Endogenous nitric oxide modulates adrenergic neural vasoconstriction in guinea-pig pulmonary artery.

1 Electrical field stimulation (EFS) of guinea-pig isolated pulmonary artery induced a frequency-dependent contraction. This was abolished by tetrodotoxin (1 μm) and prevented by phentolamine and prazosin (both 1 μm), indicating a role for α1-adrenoceptors activated by noradrenaline (NA) released from perivascular adrenergic nerves. 2 l-NG-monomethyl arginine (l-NMMA, 0.3–100 μm) caused a concentration-dependent enhancement of the EFS-induced contraction with a 3.4 ± 0.5 fold increase at 100 μm (n = 6). The augmenting effect of 30 μm l-NMMA on the contraction to EFS was completely reversed by 100–300 μm l-arginine, but not by an identical concentration of d-arginine. 3 The contractile response to exogenous NA was similarly enhanced by 30 μm l-NMMA (2.9 ± 0.6 fold increase, n = 5). 4 The contractile responses to exogenous phenylephrine and prostaglandin F2α which matched the contraction to EFS (4 Hz) were equally augmented by 30 μm l-NMMA. 5 In vessel rings submaximally contracted with the thromboxane analogue U44069 (2 μm), the selective α2-adrenoceptor agonist UK14304 induced concentration-dependent relaxation, which was abolished by removal of endothelium.

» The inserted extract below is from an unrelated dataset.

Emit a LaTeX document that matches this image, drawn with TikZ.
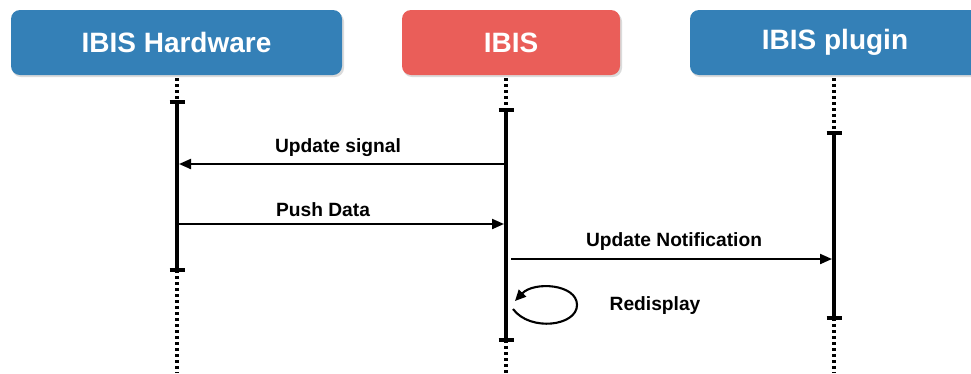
\documentclass[tikz,border=0pt]{standalone}
\usepackage{fontspec}
\setmainfont{Liberation Sans}
\usetikzlibrary{arrows.meta}
\definecolor{hwblue}{RGB}{52,128,183}
\definecolor{ibisred}{RGB}{234,94,89}
\tikzset{
  actor/.style={rounded corners=9pt, minimum height=65pt, inner sep=0pt,
    text=white, font=\fontsize{28}{30}\selectfont\bfseries},
  shade/.style={fill=black!14, rounded corners=9pt},
  life/.style={line width=3.6pt},
  idle/.style={line width=3.2pt, dash pattern=on 3pt off 3pt},
  endbar/.style={line width=3.2pt},
  msg/.style={line width=2.1pt, -{Triangle[length=12pt,width=10pt]}},
  lbl/.style={font=\fontsize{19.2}{22}\selectfont\bfseries, inner sep=0pt}
}
\begin{document}
\begin{tikzpicture}[x=1pt,y=-1pt]
\useasboundingbox (0,0) rectangle (971,373);
\begin{scope}
\clip (0,0) rectangle (971,373);
% soft shadows under the actor boxes
\fill[shade] (12,12.5) rectangle (344,77);
\fill[shade] (403,12.5) rectangle (622,77);
\fill[shade] (691,12.5) rectangle (990,77);
% actors
\node[actor, fill=hwblue, minimum width=331pt] (hw) at (176.5,42.5) {IBIS Hardware};
\node[actor, fill=ibisred, minimum width=218pt] (ibis) at (511,42.5) {IBIS};
\node[actor, fill=hwblue, minimum width=290pt] (plug) at (835,42.5) {IBIS plugin};
\end{scope}
% lifeline key points
\coordinate (hwT) at (177,102);  \coordinate (hwB) at (177,270);
\coordinate (ibT) at (506,110);  \coordinate (ibB) at (506,340);
\coordinate (plT) at (834,133);  \coordinate (plB) at (834,318);
\coordinate (hwE) at (177,373);  \coordinate (ibE) at (506,373);
\coordinate (plE) at (834,373);
% idle (dotted) parts
\draw[idle] (hw.south -| hwT) ++(0,3) -- (hwT);
\draw[idle] (hwB) -- (hwE);
\draw[idle] (ibis.south -| ibT) ++(0,3) -- (ibT);
\draw[idle] (ibB) -- (ibE);
\draw[idle] (plug.south -| plT) ++(0,3) -- (plT);
\draw[idle] (plB) -- (plE);
% activation bars
\draw[life] (hwT) -- (hwB);
\draw[life] (ibT) -- (ibB);
\draw[life] (plT) -- (plB);
\foreach \p in {hwT,hwB,ibT,ibB,plT,plB}
  \draw[endbar] ([xshift=-7.5pt]\p) -- ([xshift=7.5pt]\p);
% messages
\coordinate (m1s) at (506,164); \coordinate (m1e) at (179,164);
\coordinate (m2s) at (179,224); \coordinate (m2e) at (504,224);
\coordinate (m3s) at (511,259); \coordinate (m3e) at (832,259);
\draw[msg] (m1s) -- (m1e);
\draw[msg] (m2s) -- (m2e);
\draw[msg] (m3s) -- (m3e);
\node[lbl] (l1) at (338,148) {Update signal};
\node[lbl] (l2) at (323,210) {Push Data};
\node[lbl] (l3) at (674,242) {Update Notification};
% self call
\coordinate (r0) at (513,309);
\coordinate (r1) at (515,301);
\draw[line width=2.1pt, -{Triangle[length=11pt,width=10pt]}]
  (r0) .. controls (530,332) and (577,326) .. (577,305)
       .. controls (577,284) and (534,281) .. (r1);
\node[lbl] (l4) at (655,306) {Redisplay};
\end{tikzpicture}
\end{document}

NA had little relaxant effect on these precontracted vessel rings unless in the presence of prazosin (1 μm). 6 Indomethacin had no significant effect on the contractile response to EFS or NA, indicating that vasodilator cyclo-oxygenase products such as prostacyclin are not involved in modulating these responses. 7 Our results suggest that endogenous nitric oxide inhibits the contractile response to adrenergic nerve stimulation in the guinea-pig pulmonary artery by a postjunctional mechanism, but release of prostacyclin does not modulate these responses. Basal release of nitric oxide from endothelial cells may account for this inhibition.